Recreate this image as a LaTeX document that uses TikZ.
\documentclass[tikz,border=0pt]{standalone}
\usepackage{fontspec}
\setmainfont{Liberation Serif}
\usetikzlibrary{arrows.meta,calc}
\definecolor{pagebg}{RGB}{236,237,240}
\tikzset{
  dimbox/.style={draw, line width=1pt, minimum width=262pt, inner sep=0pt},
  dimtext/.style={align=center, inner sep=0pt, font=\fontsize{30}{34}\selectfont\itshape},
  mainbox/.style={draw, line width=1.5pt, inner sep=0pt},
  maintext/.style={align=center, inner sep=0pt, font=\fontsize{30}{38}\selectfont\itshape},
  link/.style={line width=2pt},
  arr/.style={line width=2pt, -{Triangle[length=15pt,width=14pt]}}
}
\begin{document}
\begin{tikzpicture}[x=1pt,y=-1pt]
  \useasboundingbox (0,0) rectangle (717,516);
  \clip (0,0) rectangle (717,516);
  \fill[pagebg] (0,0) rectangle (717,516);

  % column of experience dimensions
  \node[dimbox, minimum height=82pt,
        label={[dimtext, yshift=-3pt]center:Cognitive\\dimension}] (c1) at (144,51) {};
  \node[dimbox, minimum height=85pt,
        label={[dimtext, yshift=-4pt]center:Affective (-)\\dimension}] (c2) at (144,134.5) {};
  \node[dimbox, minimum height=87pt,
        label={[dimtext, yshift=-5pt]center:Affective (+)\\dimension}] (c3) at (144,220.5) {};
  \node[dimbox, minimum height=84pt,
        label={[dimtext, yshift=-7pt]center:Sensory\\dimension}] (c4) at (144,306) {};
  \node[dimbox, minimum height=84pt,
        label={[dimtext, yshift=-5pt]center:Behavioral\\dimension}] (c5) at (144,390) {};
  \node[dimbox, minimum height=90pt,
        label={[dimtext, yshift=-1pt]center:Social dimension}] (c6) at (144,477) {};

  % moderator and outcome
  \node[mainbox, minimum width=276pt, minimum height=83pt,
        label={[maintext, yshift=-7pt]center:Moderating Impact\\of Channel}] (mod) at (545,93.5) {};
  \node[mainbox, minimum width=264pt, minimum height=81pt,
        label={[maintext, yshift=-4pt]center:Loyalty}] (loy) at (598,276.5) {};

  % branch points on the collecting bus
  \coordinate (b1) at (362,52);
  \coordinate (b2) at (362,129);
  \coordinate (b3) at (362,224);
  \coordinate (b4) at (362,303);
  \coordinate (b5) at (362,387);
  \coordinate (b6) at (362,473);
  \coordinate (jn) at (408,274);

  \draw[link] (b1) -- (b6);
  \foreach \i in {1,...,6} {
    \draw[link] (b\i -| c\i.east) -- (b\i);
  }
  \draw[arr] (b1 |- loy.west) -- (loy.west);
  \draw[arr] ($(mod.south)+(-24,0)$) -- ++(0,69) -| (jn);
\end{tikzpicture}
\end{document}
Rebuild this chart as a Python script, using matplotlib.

• WHAT TO WORK ON
Take every line from the data that contains the word "this".

• PROBLEM SOLUTION
Recreate this image as a LaTeX document that uses TikZ.
Rebuild this chart as a Python script, using matplotlib.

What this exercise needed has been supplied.